Holding: The Court ruled that New Mexico’s lieu land selection that met all legal requirements when filed could not be canceled later by land officers because the State acquired a protected right at the time of selection.

Real World Impact:
  • Stops federal officers from canceling lawful state lieu selections after later boundary changes.
  • Treats a completed state selection as creating a protected right at the time of filing.
  • Requires the General Land Office to process valid selections despite later reservation alterations.
Topics: public land, state land selections, school land grants, national forest boundaries

Summary

Background

The case was brought by the State of New Mexico against the Secretary of the Interior and the Commissioner of the General Land Office. Congress had granted school sections and allowed the State to select other public lands in lieu of sections taken by reservations. Some designated tracts lay inside the Alamo National Forest. On March 9, 1915, New Mexico filed a waiver of one reserved tract and a list selecting replacement land. The State followed the Secretary’s directions, submitted proofs and fees, published notice, and the local land office certified no adverse claims and forwarded the papers to the General Land Office.

Reasoning

The core question was whether officers could test the selection by conditions that existed when the officers later reviewed it, rather than by the conditions that existed when the State filed its selection.

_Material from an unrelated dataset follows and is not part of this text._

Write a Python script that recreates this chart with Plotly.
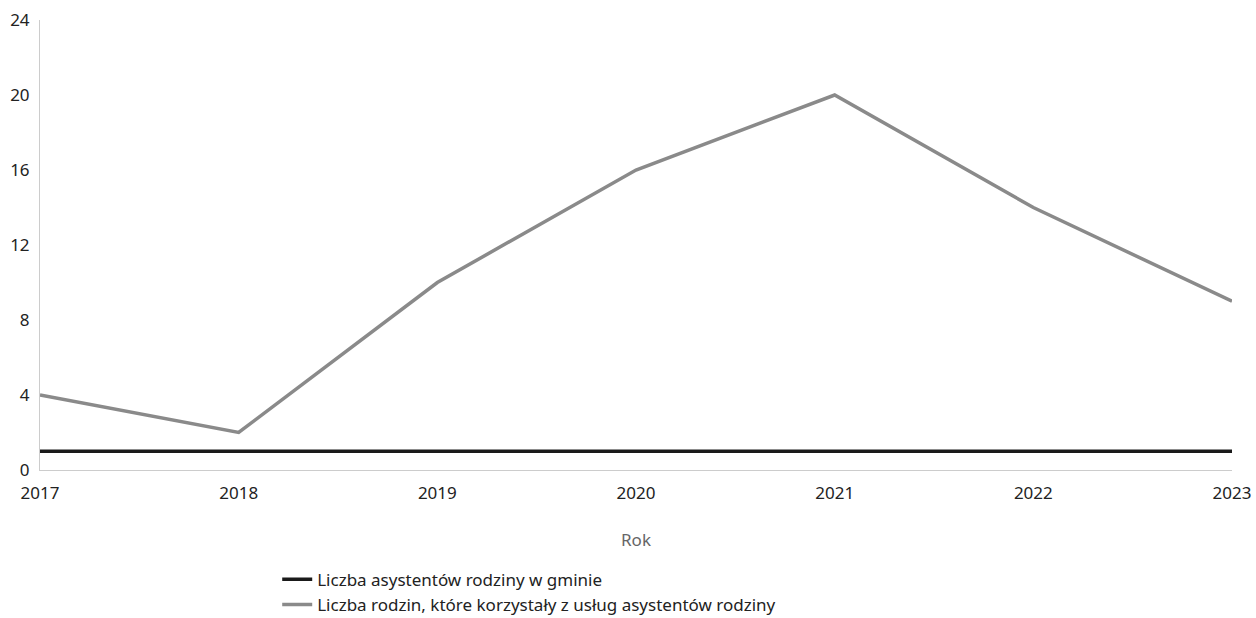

The Commissioner canceled the selection on May 16, 1916 because the original base tract had been removed from the reservation on April 3, 1916, and the Secretary affirmed. The Court held the officers should judge the selection by the facts existing when the State properly filed it. By meeting the statutory conditions, the State converted the government’s offer into a contract-like right and gained a protected interest the officers could not lawfully cancel because of later boundary changes.

Real world impact

The decision requires the land department to give effect to valid selections made by a State at the time of filing. New Mexico’s injunction was affirmed but modified to direct that the selection be disposed of in regular course, unaffected by the later elimination of the base tract from the reservation.